Nous ne sommes pas dans des considérations géopolitiques mais dans des rapports stratégiques fondamentaux, dont la substance a changé comme a changé la substance de la politique, où la communication et la bureaucratie sont les forces essentielles. Les USA sont obligés de céder du terrain à la Russie dans les relations stratégiques entre les deux pays, notamment à cause des pressions de la bureaucratie US. Cela place la Russie dans une positon enviable dans l’affaire afghane, moins à cause de son action qu’à cause de l’action de “promotion” d’elle-même de la bureaucratie du Pentagone, qui exige une sécurisation maximale de toutes ses initiatives. Cet aspect dépasse largement en importance toutes les affaires d’évolution des relations et des rapports de force des uns et des autres, entre les pays de la zone.

Le désordre créateur

La “guerre” d’Afghanistan, aux conditions si étranges, voire d’une originalité presque surréaliste par rapport aux normes de la guerre en général, a une importance essentielle par ses conséquences indirectes extrêmement puissantes sur la situation et la stabilité des pays occidentaux qui y sont engagés. C’est un moteur puissant, en forme d’abcès de fixation, d’une sorte de version postmoderniste du déclin occidental spenglerien.

Pour justifier la guerre comme un exercice victorieux de la puissance américaniste, les stratèges US sont obligés d’adopter les thèses néo-conservatrices les plus extrêmes, en arguant que ce désordre est voulu puisqu’il empêche un adversaire potentiel de se regrouper. (Un lecteur nous signalait, le 28 août 2009, cet argument de George Friedman.) La même chose avait été dite pour l’Irak. On sait où conduit l’argument, qui vit de sa vie propre puisque suffisamment détaché de la réalité pour cela, et aboutit à la satisfaction intellectuelle de ceux qui l’avancent; c’est le même qui fut utilisé, par les mêmes, dans les années 1980, contre Gorbatchev: Gorbatchev provocateur du KGB, faisant croire que l’URSS s’affaiblit en liquidant l’empire, puis le communisme, puis l’URSS (l’“empire”) elle-même, pour pouvoir mieux frapper l’adversaire endormi par cette manœuvre.
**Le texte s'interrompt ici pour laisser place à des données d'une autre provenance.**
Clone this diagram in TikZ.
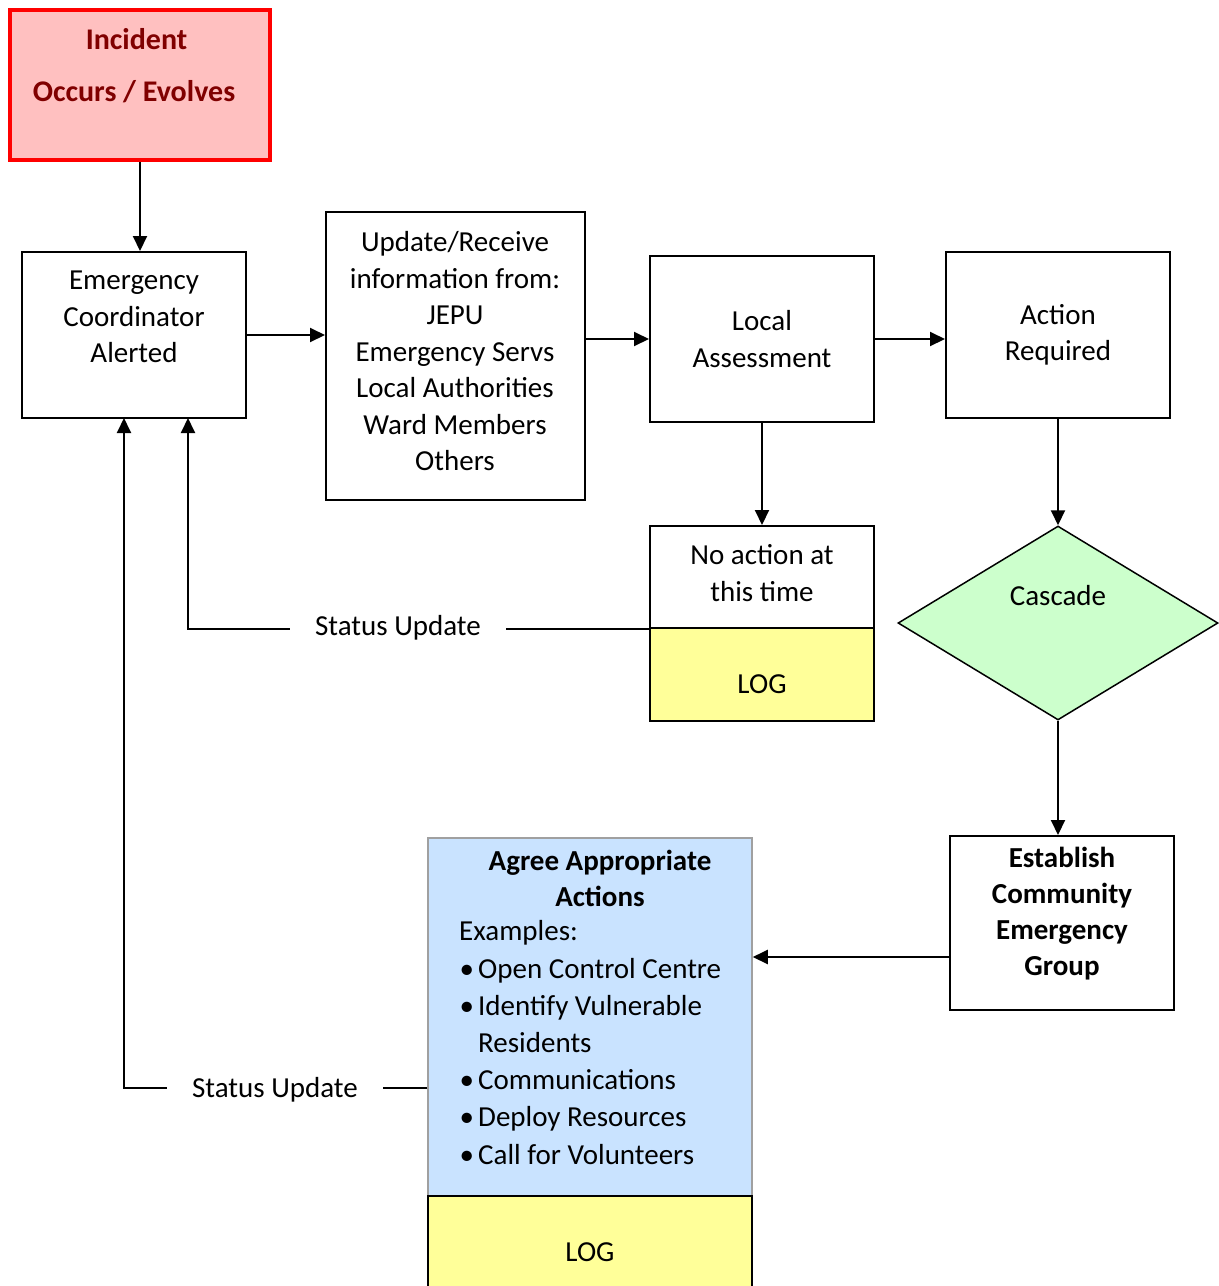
\documentclass[tikz,border=0pt]{standalone}
\usepackage{fontspec}
\setmainfont{Carlito}
\usetikzlibrary{arrows.meta,shapes.geometric}
\definecolor{incfill}{HTML}{FFC0C0}
\definecolor{incred}{HTML}{FF0000}
\definecolor{inctext}{HTML}{800000}
\definecolor{logyellow}{HTML}{FFFF99}
\definecolor{cascgreen}{HTML}{CCFFCC}
\definecolor{agblue}{HTML}{C9E3FF}
\definecolor{aggray}{HTML}{A0A0A0}
\tikzset{
  box/.style={draw=black, line width=2pt, inner sep=0pt},
  txt/.style={inner sep=0pt, align=center, font=\fontsize{29}{36.5}\selectfont},
  conn/.style={line width=2pt, -{Triangle[length=15pt,width=14pt]}},
  plain/.style={line width=2pt},
  lbl/.style={inner xsep=25pt, inner ysep=0pt, font=\fontsize{29}{36.5}\selectfont}
}
\begin{document}
\begin{tikzpicture}[x=1pt,y=-1pt]
\useasboundingbox (0,0) rectangle (1219,1286);
\clip (0,0) rectangle (1219,1286);
% boxes
\node[box, draw=incred, line width=4pt, fill=incfill, minimum width=260pt, minimum height=150pt] (inc) at (140,85) {};
\node[box, minimum width=224pt, minimum height=166pt] (ec) at (134,335) {};
\node[box, minimum width=259pt, minimum height=288pt] (upd) at (455.5,356) {};
\node[box, minimum width=224pt, minimum height=166pt] (la) at (762,339) {};
\node[box, minimum width=224pt, minimum height=166pt] (ar) at (1058,335) {};
\node[box, minimum width=224pt, minimum height=102pt] (na) at (762,577) {};
\node[box, fill=logyellow, minimum width=224pt, minimum height=93pt] (nalog) at (762,674.5) {};
\node[draw=black, line width=1.5pt, fill=cascgreen, diamond, inner sep=0pt, minimum width=320pt, minimum height=194pt] (casc) at (1058,623) {};
\node[box, minimum width=224pt, minimum height=174pt] (est) at (1062,923) {};
\node[box, draw=aggray, line width=1.5pt, fill=agblue, minimum width=324pt, minimum height=358pt] (agr) at (590,1017) {};
\node[box, fill=logyellow, minimum width=324pt, minimum height=100pt] (aglog) at (590,1246) {};
% texts
\node[txt, text=inctext, font=\fontsize{30}{52}\selectfont\bfseries] (inct) at (134,66) {\hspace*{5pt}Incident\\Occurs / Evolves};
\node[txt] (ect) at (134,317) {Emergency\\Coordinator\\Alerted};
\node[txt] (updt) at (455,351.5) {Update/Receive\\information from:\\JEPU\\Emergency Servs\\Local Authorities\\Ward Members\\Others};
\node[txt] (lat) at (762,339) {Local\\Assessment};
\node[txt] (art) at (1058,335) {Action\\Required};
\node[txt] (nat) at (762,573) {No action at\\this time};
\node[txt] (nalogt) at (762,684) {LOG};
\node[txt] (casct) at (1058,596) {Cascade};
\node[txt, font=\fontsize{29}{36}\selectfont\bfseries] (estt) at (1062,913.5) {Establish\\Community\\Emergency\\Group};
\node[txt, font=\fontsize{29}{36}\selectfont\bfseries] (agrt) at (600,878) {Agree Appropriate\\Actions};
\node[txt, align=left, anchor=west, font=\fontsize{29}{37.2}\selectfont] (agrl) at (459,1042.5) {Examples:\\
\makebox[19pt][l]{\hspace{0.5pt}•}Open Control Centre\\
\makebox[19pt][l]{\hspace{0.5pt}•}Identify Vulnerable\\
\hspace*{19pt}Residents\\
\makebox[19pt][l]{\hspace{0.5pt}•}Communications\\
\makebox[19pt][l]{\hspace{0.5pt}•}Deploy Resources\\
\makebox[19pt][l]{\hspace{0.5pt}•}Call for Volunteers};
\node[txt] (aglogt) at (590,1252) {LOG};
\node[lbl] (su1) at (398,628) {Status Update};
\node[lbl] (su2) at (275,1090) {Status Update};
\coordinate (ecin1) at (188,418);
\coordinate (ecin2) at (124,418);
% connectors
\draw[conn] (inc.south) -- (inc.south |- ec.north);
\draw[conn] (ec.east) -- (ec.east -| upd.west);
\draw[conn] (la.west -| upd.east) -- (la.west);
\draw[conn] (la.east) -- (la.east -| ar.west);
\draw[conn] (la.south) -- (na.north);
\draw[conn] (ar.south) -- (casc.north);
\draw[conn] (casc.south) -- (casc.south |- est.north);
\draw[conn] ([yshift=-34pt]est.west) -- ([yshift=-34pt]est.west -| agr.east);
\draw[plain] (na.south west) -- (na.south west -| su1.east);
\draw[conn] (su1.west |- na.south west) -| (ecin1);
\draw[plain] ([yshift=-71pt]agr.west) -- ([yshift=-71pt]agr.west -| su2.east);
\draw[conn] ([yshift=-71pt]agr.west -| su2.west) -| (ecin2);
\end{tikzpicture}
\end{document}
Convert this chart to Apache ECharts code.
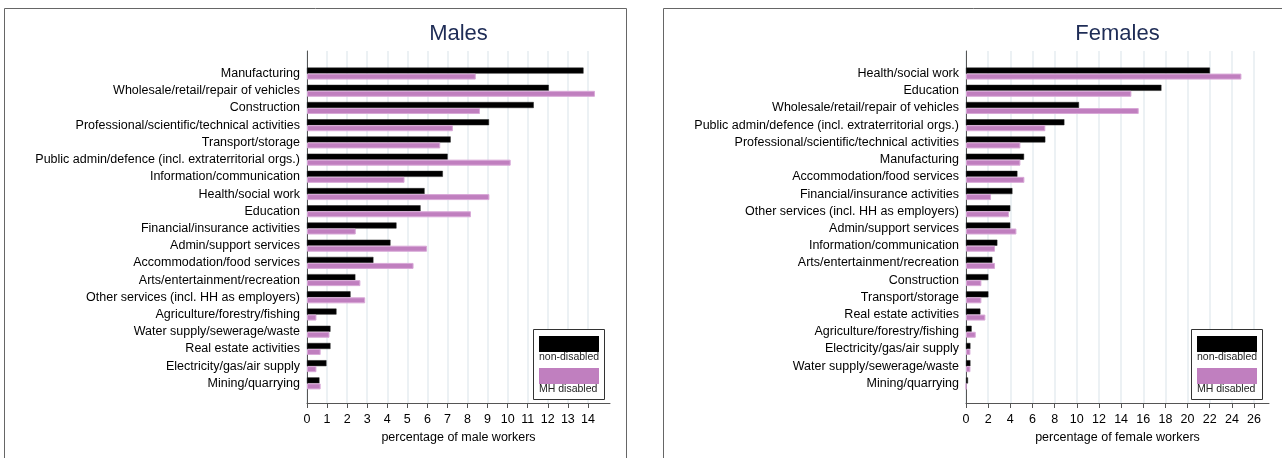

Bientôt, nous y serons, lorsque le désordre afghan aura touché Washington au cœur: la toute-puissance US sera démontrée puisqu’elle se sera enfin atteinte elle-même au cœur; c’est alors que les USA seront les plus puissants puisqu’ils nous auront fait croire à leur complète défaite en réalisant effectivement cette défaite.

Bref, l’Afghanistan comme “guerre” auto-liquidatrice, par les événements qu’elle suscite autant que par la représentation qu’on s’en fait. L’orientation maximaliste prise par l'administration Obama est un fait capital, comme si le système avait voulu renforcer, peut-être décisivement, cet abcès de fixation de sa propre crise; avec cette évolution, il se pourrait que cette guerre nous conduise jusqu’à cet extrême, qu’elle soit suffisamment déstabilisatrice pour ébranler le régime (celui de Washington, pas celui de Karzaï). Les analyses affolées qui sont aujourd’hui utilisées pour la justifier (le nucléaire pakistanais) ne sont pas des leurres pour ceux qui les proclament. Elles bouleversent véritablement les milieux de la sécurité nationale à Washington. Elles mesurent par avance la force des verrous qui ne cessent d’être resserrés pour empêcher toute velléité de tenter de sortir de cette “guerre” autrement que par le bourbier catastrophique, éventuellement en cours de transfert vers Washington D.C.